## [Set exercise]
Provide a single number: the count of lines containing the string "this".

## [Provided information]
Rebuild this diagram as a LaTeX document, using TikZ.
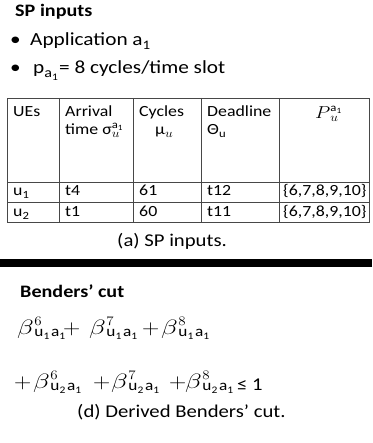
\documentclass[tikz,border=0pt]{standalone}
\usepackage{fontspec}
\usepackage{amsmath}
\usepackage{graphicx}
\setmainfont{Carlito}
\newcommand{\fs}[1]{\fontsize{#1}{#1}\selectfont}
\newcommand{\lowsub}[3]{\raisebox{-#1}{\fs{#2}#3}}
\newcommand{\bterm}[2]{\scalebox{1.15}[1]{$\beta$}\hspace{0.5pt}\makebox[0pt][l]{\raisebox{8.5pt}{\fs{13}\fontfamily{lmr}\selectfont #1}}\raisebox{-2pt}{\fs{15}u\lowsub{3.5pt}{10}{#2}\hspace{1.5pt}a\lowsub{3.5pt}{10}{1}}}
\begin{document}
\begin{tikzpicture}[x=1pt,y=-1pt,
  big/.style={inner sep=0pt, anchor=base west, xscale=1.15, font=\fontsize{18}{21}\selectfont},
  bul/.style={inner sep=0pt, anchor=base west, xscale=1.15, font=\fontsize{18.5}{22}\selectfont},
  cell/.style={inner sep=0pt, anchor=base west, xscale=1.15, font=\fontsize{15.5}{18}\selectfont},
  eq/.style={inner sep=0pt, anchor=base west, xscale=1.15, font=\fontsize{20}{24}\selectfont},
  grid/.style={draw=black!72, line width=0.9pt}]
\useasboundingbox (0,0) rectangle (372,443);
% header text
\node[big, font=\fontsize{17.5}{21}\selectfont\bfseries] (title) at (15,17) {SP inputs};
\node[bul] (b1) at (10,46) {•};
\node[bul] (l1) at (30,46) {Application a\lowsub{4pt}{13}{1}};
\node[bul] (b2) at (10,74) {•};
\node[bul] (l2) at (33,74) {p\lowsub{4pt}{14}{a\lowsub{3pt}{10}{1}}\hspace{1pt}= 8 cycles/time slot};
% table grid
\draw[grid] (7,98) rectangle (369,222);
\draw[grid] (7,182) -- (369,182);
\draw[grid] (7,202) -- (369,202);
\foreach \x in {59,133,201,279} \draw[grid] (\x,98) -- (\x,222);
% table header
\node[cell] (h1) at (13,117) {UEs};
\node[cell] (h2a) at (65,117) {Arrival};
\node[cell] (h2b) at (65,135) {time σ\makebox[0pt][l]{\raisebox{-3pt}{\fs{12}$u$}}\raisebox{6.5pt}{\fs{11}a\lowsub{2pt}{8}{1}}};
\node[cell] (h3a) at (139,117) {Cycles};
\node[cell] (h3b) at (155,135) {μ\raisebox{-3pt}{\fs{12}$u$}};
\node[cell] (h4a) at (207,117) {Deadline};
\node[cell] (h4b) at (207,135) {Θ\lowsub{3pt}{11}{u}};
\node[cell] (h5) at (315,119) {\fs{17}$P$\makebox[0pt][l]{\raisebox{-3pt}{\fs{12}$u$}}\raisebox{7pt}{\fs{11}a\lowsub{2pt}{8}{1}}};
% rows
\node[cell] (r1c1) at (13,196) {u\lowsub{3pt}{11}{1}};
\node[cell] (r1c2) at (65,196) {t4};
\node[cell] (r1c3) at (139,196) {61};
\node[cell] (r1c4) at (207,196) {t12};
\node[cell] (r1c5) at (283,196) {\{6,7,8,9,10\}};
\node[cell] (r2c1) at (13,216) {u\lowsub{3pt}{11}{2}};
\node[cell] (r2c2) at (65,216) {t1};
\node[cell] (r2c3) at (139,216) {60};
\node[cell] (r2c4) at (207,216) {t11};
\node[cell] (r2c5) at (283,216) {\{6,7,8,9,10\}};
% caption a
\node[big] (capa) at (117,246) {(a) SP inputs.};
% bar
\fill[black] (0,259) rectangle (372,267);
% Benders
\node[big, font=\fontsize{17.5}{21}\selectfont\bfseries] (bt) at (20,297) {Benders’ cut};
% line 1
\node[eq] (t11) at (17,334) {\bterm{6}{1}};
\node[eq] (p11) at (63,334) {$+$};
\node[eq] (t12) at (89,334) {\bterm{7}{1}};
\node[eq] (p12) at (142,334) {$+$};
\node[eq] (t13) at (161,334) {\bterm{8}{1}};
% line 2
\node[eq] (p21) at (14,388) {$+$};
\node[eq] (t21) at (33,388) {\bterm{6}{2}};
\node[eq] (p22) at (93,388) {$+$};
\node[eq] (t22) at (111,388) {\bterm{7}{2}};
\node[eq] (p23) at (169,388) {$+$};
\node[eq] (t23) at (185,388) {\bterm{8}{2}};
\node[big] (le) at (237,390) {≤ 1};
\node[big] (capd) at (77,417) {(d) Derived Benders’ cut.};
\end{tikzpicture}
\end{document}
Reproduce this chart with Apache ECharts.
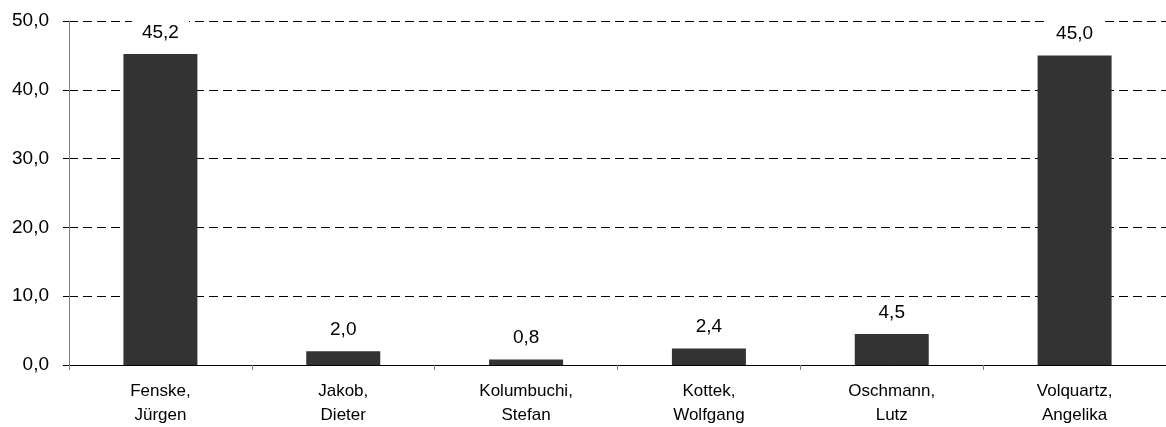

## [Exercise result]
2